На дачу к Васильевым приезжала сестра деда, изящная и кокетливая петербургская красавица пианистка Ольга Петровна Васильева. Первым браком она была замужем за скрипачом Дрябиным. Впрочем, этого милого музыканта она находила человеком скучным и в годы революции променяла на тенора дягилевской антрепризы Ивана Поликарповича Варфоломеева. С ним она позже уехала в Харбин, где Иван Поликарпович руководил Русской оперой при Китайско-Восточной железной дороге. Под его началом дебютировал Сергей Лемешев и колоратурное сопрано Вера Михайловна Афромеева.

Замечу, что у моего деда было три сестры – почти чеховский сюжет, – и все они вышли замуж за удивительных людей. Наталья Петровна была замужем в первом браке за офицером Хлевинским, а во втором – за хирургом-остеопатом Александром Александровичем Козловским. Он лечил ноги наследника престола, цесаревича Алексея, а потом в 1916 году был хирургом в Императорской ставке в Могилеве. Сын от этого брака, Саша Козловский, кузен папы, стал известным джазменом в оркестре Клавдии Шульженко.
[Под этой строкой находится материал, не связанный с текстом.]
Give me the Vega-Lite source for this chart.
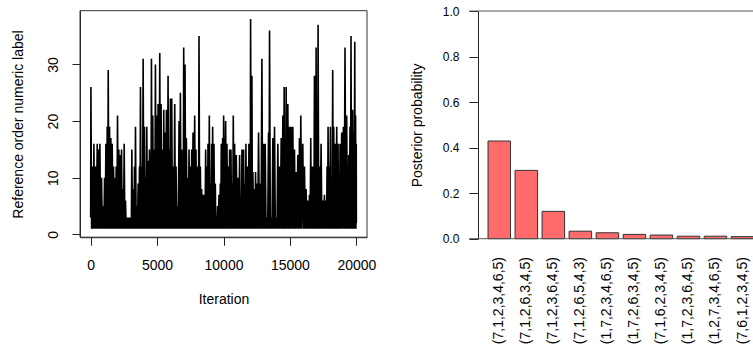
{
"$schema": "https://vega.github.io/schema/vega-lite/v6.json",
"width": 753, "height": 348,
"autosize": {"type": "none"},
"padding": 0,
"background": "white",
"config": {
  "view": {"stroke": null},
  "font": "Liberation Sans",
  "axis": {"grid": false, "labelFont": "Liberation Sans", "titleFont": "Liberation Sans", "titleFontWeight": "normal", "labelColor": "#000", "titleColor": "#000", "domainColor": "#222", "tickColor": "#222", "labelFlush": false, "labelOverlap": false}
},
"layer": [
  {
    "layer": [
      {
        "data": {"values": [
{"i":1,"v":3},{"i":22,"v":26},{"i":72,"v":1},{"i":147,"v":12},{"i":197,"v":1},{"i":247,"v":16},{"i":297,"v":1},{"i":372,"v":12},{"i":422,"v":1},{"i":498,"v":16},{"i":548,"v":1},{"i":598,"v":15},{"i":648,"v":1},{"i":698,"v":16},{"i":748,"v":1},{"i":823,"v":10},{"i":873,"v":1},{"i":948,"v":5},{"i":998,"v":1},{"i":1048,"v":10},{"i":1098,"v":1},{"i":1148,"v":16},{"i":1198,"v":1},{"i":1248,"v":19},{"i":1286,"v":1},{"i":1324,"v":29},{"i":1374,"v":1},{"i":1424,"v":19},{"i":1474,"v":1},{"i":1524,"v":17},{"i":1574,"v":1},{"i":1624,"v":16},{"i":1674,"v":1},{"i":1724,"v":12},{"i":1774,"v":1},{"i":1824,"v":10},{"i":1874,"v":1},{"i":1924,"v":12},{"i":1974,"v":1},{"i":2024,"v":21},{"i":2074,"v":1},{"i":2124,"v":15},{"i":2174,"v":1},{"i":2225,"v":14},{"i":2275,"v":1},{"i":2325,"v":15},{"i":2375,"v":1},{"i":2425,"v":8},{"i":2475,"v":1},{"i":2525,"v":16},{"i":2575,"v":1},{"i":2625,"v":6},{"i":2675,"v":1},{"i":2725,"v":3},{"i":2775,"v":1},{"i":2825,"v":3},{"i":2875,"v":1},{"i":2925,"v":3},{"i":2975,"v":1},{"i":3026,"v":3},{"i":3063,"v":1},{"i":3101,"v":15},{"i":3151,"v":1},{"i":3201,"v":8},{"i":3251,"v":1},{"i":3301,"v":12},{"i":3338,"v":1},{"i":3376,"v":19},{"i":3426,"v":1},{"i":3476,"v":5},{"i":3526,"v":1},{"i":3576,"v":9},{"i":3626,"v":1},{"i":3676,"v":12},{"i":3713,"v":1},{"i":3751,"v":26},{"i":3801,"v":1},{"i":3851,"v":12},{"i":3901,"v":1},{"i":3952,"v":31},{"i":4002,"v":1},{"i":4052,"v":19},{"i":4102,"v":1},{"i":4152,"v":10},{"i":4190,"v":1},{"i":4227,"v":19},{"i":4277,"v":1},{"i":4327,"v":13},{"i":4377,"v":1},{"i":4427,"v":15},{"i":4465,"v":1},{"i":4502,"v":10},{"i":4540,"v":1},{"i":4577,"v":31},{"i":4627,"v":1},{"i":4677,"v":21},{"i":4727,"v":1},{"i":4778,"v":15},{"i":4828,"v":1},{"i":4878,"v":30},{"i":4928,"v":1},{"i":4978,"v":21},{"i":5028,"v":1},{"i":5078,"v":23},{"i":5140,"v":1},{"i":5203,"v":32},{"i":5253,"v":1},{"i":5303,"v":23},{"i":5353,"v":1},{"i":5403,"v":15},{"i":5453,"v":1},{"i":5504,"v":22},{"i":5554,"v":1},{"i":5604,"v":18},{"i":5654,"v":1},{"i":5704,"v":22},{"i":5766,"v":1},{"i":5829,"v":28},{"i":5866,"v":1},{"i":5904,"v":15},{"i":5954,"v":1},{"i":6004,"v":24},{"i":6054,"v":1},{"i":6104,"v":24},{"i":6154,"v":1},{"i":6204,"v":12},{"i":6267,"v":1},{"i":6330,"v":23},{"i":6380,"v":1},{"i":6430,"v":12},{"i":6480,"v":1},{"i":6530,"v":5},{"i":6592,"v":1},{"i":6655,"v":20},{"i":6705,"v":1},{"i":6755,"v":25},{"i":6805,"v":1},{"i":6855,"v":15},{"i":6892,"v":1},{"i":6930,"v":12},{"i":6967,"v":1},{"i":7005,"v":33},{"i":7055,"v":1},{"i":7105,"v":30},{"i":7155,"v":1},{"i":7205,"v":17},{"i":7255,"v":1},{"i":7306,"v":10},{"i":7356,"v":1},{"i":7406,"v":15},{"i":7456,"v":1},{"i":7506,"v":12},{"i":7556,"v":1},{"i":7606,"v":15},{"i":7656,"v":1},{"i":7706,"v":18},{"i":7768,"v":1},{"i":7831,"v":21},{"i":7881,"v":1},{"i":7931,"v":15},{"i":7968,"v":1},{"i":8006,"v":12},{"i":8044,"v":1},{"i":8082,"v":11},{"i":8120,"v":1},{"i":8157,"v":35},{"i":8207,"v":1},{"i":8257,"v":12},{"i":8307,"v":1},{"i":8357,"v":8},{"i":8407,"v":1},{"i":8457,"v":7},{"i":8507,"v":1},{"i":8557,"v":7},{"i":8607,"v":1},{"i":8657,"v":15},{"i":8707,"v":1},{"i":8757,"v":12},{"i":8795,"v":1},{"i":8832,"v":16},{"i":8882,"v":1},{"i":8932,"v":21},{"i":8970,"v":1},{"i":9008,"v":9},{"i":9058,"v":1},{"i":9108,"v":16},{"i":9145,"v":1},{"i":9183,"v":19},{"i":9233,"v":1},{"i":9283,"v":16},{"i":9333,"v":1},{"i":9384,"v":9},{"i":9421,"v":1},{"i":9459,"v":3},{"i":9509,"v":1},{"i":9559,"v":5},{"i":9609,"v":1},{"i":9659,"v":7},{"i":9709,"v":1},{"i":9759,"v":9},{"i":9796,"v":1},{"i":9834,"v":16},{"i":9884,"v":1},{"i":9934,"v":17},{"i":9971,"v":1},{"i":10009,"v":21},{"i":10085,"v":1},{"i":10161,"v":20},{"i":10211,"v":1},{"i":10261,"v":16},{"i":10311,"v":1},{"i":10361,"v":12},{"i":10411,"v":1},{"i":10461,"v":15},{"i":10511,"v":1},{"i":10561,"v":15},{"i":10611,"v":1},{"i":10661,"v":9},{"i":10698,"v":1},{"i":10736,"v":21},{"i":10786,"v":1},{"i":10836,"v":16},{"i":10899,"v":1},{"i":10962,"v":14},{"i":11024,"v":1},{"i":11087,"v":10},{"i":11150,"v":1},{"i":11212,"v":14},{"i":11262,"v":1},{"i":11312,"v":6},{"i":11350,"v":1},{"i":11387,"v":15},{"i":11450,"v":1},{"i":11512,"v":15},{"i":11562,"v":1},{"i":11612,"v":9},{"i":11650,"v":1},{"i":11687,"v":16},{"i":11750,"v":1},{"i":11813,"v":12},{"i":11863,"v":1},{"i":11913,"v":16},{"i":11950,"v":1},{"i":11988,"v":10},{"i":12013,"v":1},{"i":12038,"v":38},{"i":12088,"v":1},{"i":12138,"v":28},{"i":12175,"v":1},{"i":12213,"v":11},{"i":12263,"v":1},{"i":12313,"v":8},{"i":12363,"v":1},{"i":12413,"v":11},{"i":12463,"v":1},{"i":12513,"v":9},{"i":12575,"v":1},{"i":12638,"v":18},{"i":12701,"v":1},{"i":12764,"v":9},{"i":12826,"v":1},{"i":12889,"v":31},{"i":12951,"v":1},{"i":13014,"v":16},{"i":13076,"v":1},{"i":13139,"v":16},{"i":13201,"v":1},{"i":13264,"v":3},{"i":13326,"v":1},{"i":13389,"v":18},{"i":13427,"v":1},{"i":13465,"v":36},{"i":13527,"v":1},{"i":13590,"v":3},{"i":13652,"v":1},{"i":13715,"v":17},{"i":13777,"v":1},{"i":13840,"v":19},{"i":13902,"v":1},{"i":13965,"v":3},{"i":14027,"v":1},{"i":14090,"v":16},{"i":14152,"v":1},{"i":14215,"v":12},{"i":14278,"v":1},{"i":14341,"v":17},{"i":14403,"v":1},{"i":14466,"v":21},{"i":14516,"v":1},{"i":14566,"v":26},{"i":14603,"v":1},{"i":14641,"v":12},{"i":14678,"v":1},{"i":14716,"v":26},{"i":14778,"v":1},{"i":14841,"v":23},{"i":14903,"v":1},{"i":14966,"v":19},{"i":15028,"v":1},{"i":15091,"v":19},{"i":15154,"v":1},{"i":15217,"v":19},{"i":15279,"v":1},{"i":15342,"v":15},{"i":15404,"v":1},{"i":15467,"v":11},{"i":15529,"v":1},{"i":15592,"v":14},{"i":15654,"v":1},{"i":15717,"v":17},{"i":15767,"v":1},{"i":15817,"v":21},{"i":15892,"v":1},{"i":15968,"v":16},{"i":16030,"v":1},{"i":16093,"v":12},{"i":16155,"v":1},{"i":16218,"v":8},{"i":16280,"v":1},{"i":16343,"v":6},{"i":16405,"v":1},{"i":16468,"v":7},{"i":16518,"v":1},{"i":16568,"v":17},{"i":16605,"v":1},{"i":16643,"v":12},{"i":16705,"v":1},{"i":16768,"v":12},{"i":16806,"v":1},{"i":16844,"v":28},{"i":16881,"v":1},{"i":16919,"v":21},{"i":16944,"v":1},{"i":16969,"v":33},{"i":17006,"v":1},{"i":17044,"v":15},{"i":17081,"v":1},{"i":17119,"v":37},{"i":17169,"v":1},{"i":17219,"v":12},{"i":17281,"v":1},{"i":17344,"v":16},{"i":17406,"v":1},{"i":17469,"v":6},{"i":17531,"v":1},{"i":17594,"v":7},{"i":17657,"v":1},{"i":17720,"v":6},{"i":17757,"v":1},{"i":17795,"v":12},{"i":17832,"v":1},{"i":17870,"v":19},{"i":17920,"v":1},{"i":17970,"v":12},{"i":18007,"v":1},{"i":18045,"v":19},{"i":18082,"v":1},{"i":18120,"v":9},{"i":18170,"v":1},{"i":18220,"v":29},{"i":18257,"v":1},{"i":18295,"v":19},{"i":18357,"v":1},{"i":18420,"v":16},{"i":18470,"v":1},{"i":18521,"v":19},{"i":18571,"v":1},{"i":18621,"v":16},{"i":18658,"v":1},{"i":18696,"v":9},{"i":18733,"v":1},{"i":18771,"v":16},{"i":18833,"v":1},{"i":18896,"v":18},{"i":18958,"v":1},{"i":19021,"v":19},{"i":19083,"v":1},{"i":19146,"v":33},{"i":19208,"v":1},{"i":19271,"v":21},{"i":19321,"v":1},{"i":19371,"v":12},{"i":19396,"v":1},{"i":19421,"v":14},{"i":19471,"v":1},{"i":19521,"v":19},{"i":19559,"v":1},{"i":19597,"v":35},{"i":19634,"v":1},{"i":19672,"v":16},{"i":19697,"v":1},{"i":19722,"v":22},{"i":19759,"v":1},{"i":19797,"v":18},{"i":19838,"v":1},{"i":19880,"v":34},{"i":19910,"v":1},{"i":19940,"v":21},{"i":19965,"v":1},{"i":19990,"v":16},{"i":20000,"v":2}
        ]},
        "mark": {"type": "line", "color": "#000", "strokeWidth": 1.6},
        "encoding": {
          "x": {"field": "i", "type": "quantitative",
                "scale": {"domain": [-800, 20800], "range": [80, 367], "nice": false, "zero": false},
                "axis": {"orient": "bottom", "offset": -110.8, "values": [0, 5000, 10000, 15000, 20000], "format": "d", "tickSize": 8, "labelPadding": 13, "labelFontSize": 14, "title": "Iteration", "titleFontSize": 14, "titleX": 223.5, "titleY": 66, "titleBaseline": "alphabetic", "titleAlign": "center"}},
          "y": {"field": "v", "type": "quantitative",
                "scale": {"domain": [-0.48, 39.48], "range": [237.2, 10.7], "nice": false, "zero": false},
                "axis": {"orient": "left", "offset": -80, "values": [0, 10, 20, 30], "format": "d", "tickSize": 8, "labelAngle": 270, "labelAlign": "center", "labelBaseline": "alphabetic", "labelPadding": 15, "labelFontSize": 14, "title": "Reference order numeric label", "titleFontSize": 14, "titleAngle": 270, "titleX": -57.3, "titleY": 124, "titleBaseline": "alphabetic", "titleAlign": "center"}}
        }
      },
      {
        "data": {"values": [{"box": "plot"}]},
        "mark": {"type": "rect", "fill": null, "stroke": "#333", "strokeWidth": 1},
        "encoding": {
          "x": {"datum": -800, "type": "quantitative"},
          "x2": {"datum": 20800},
          "y": {"datum": -0.48, "type": "quantitative"},
          "y2": {"datum": 39.48}
        }
      }
    ]
  },
  {
    "layer": [
      {
        "data": {"values": [
          {"perm": "(7,1,2,3,4,6,5)", "prob": 0.429},
          {"perm": "(7,1,2,6,3,4,5)", "prob": 0.300},
          {"perm": "(7,1,2,3,6,4,5)", "prob": 0.120},
          {"perm": "(7,1,2,6,5,4,3)", "prob": 0.033},
          {"perm": "(1,7,2,3,4,6,5)", "prob": 0.026},
          {"perm": "(1,7,2,6,3,4,5)", "prob": 0.019},
          {"perm": "(7,1,6,2,3,4,5)", "prob": 0.016},
          {"perm": "(1,7,2,3,6,4,5)", "prob": 0.011},
          {"perm": "(1,2,7,3,4,6,5)", "prob": 0.011},
          {"perm": "(7,6,1,2,3,4,5)", "prob": 0.009}
        ]},
        "mark": {"type": "bar", "fill": "#FF6A6A", "stroke": "#333", "strokeWidth": 1},
        "encoding": {
          "x": {"field": "perm", "type": "nominal", "sort": null,
                "scale": {"type": "band", "range": [477.4, 764.4], "paddingInner": 0.1667, "paddingOuter": 0.393},
                "axis": {"orient": "bottom", "offset": -109.3, "domain": false, "ticks": false, "tickSize": 0, "labelAngle": 270, "labelAlign": "right", "labelBaseline": "middle", "labelPadding": 17.8, "labelFontSize": 14, "labelLimit": 300, "title": null}},
          "y": {"field": "prob", "type": "quantitative",
                "scale": {"domain": [0, 1], "range": [238.7, 11], "nice": false, "zero": true},
                "axis": {"orient": "left", "offset": -478, "values": [0, 0.2, 0.4, 0.6, 0.8, 1], "format": ".1f", "tickSize": 9, "labelPadding": 10, "labelFontSize": 12, "labelAlign": "right", "labelBaseline": "middle", "title": "Posterior probability", "titleFontSize": 14, "titleAngle": 270, "titleX": -57, "titleY": 124.9, "titleBaseline": "alphabetic", "titleAlign": "center"}}
        }
      },
      {
        "data": {"values": [{"level": 0}, {"level": 1}]},
        "mark": {"type": "rule", "color": "#555", "strokeWidth": 1},
        "encoding": {
          "x": {"datum": 0, "type": "quantitative", "scale": {"domain": [0, 1], "range": [469, 800], "nice": false, "zero": false}, "axis": null},
          "x2": {"datum": 1},
          "y": {"field": "level", "type": "quantitative"}
        }
      }
    ],
    "resolve": {"scale": {"x": "independent"}}
  }
],
"resolve": {"scale": {"x": "independent", "y": "independent"}}
}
Третья сестра, Екатерина, породнилась с миром большого искусства русской живописи, выйдя замуж 7 июля 1902 года в Кисловодске за художника Михаила Васильевича Нестерова. Ей было двадцать два года, а ему – сорок лет. Нестеров был уже отцом двух дочерей – Ольги и Веры. Екатерина Петровна и Ольга Михайловна вместе учились в институте. Нестеров неоднократно писал жену: в русском костюме, в маньчжурском кимоно, за вышиванием, – и в Третьяковской галерее есть огромный великолепный масляный портрет Екатерины Петровны Васильевой в белой блузке в горошек с рукавами жиго. А у меня есть фотография ее в том же туалете во время позирования. Много других ее портретов находится в музее Нестерова в Уфе.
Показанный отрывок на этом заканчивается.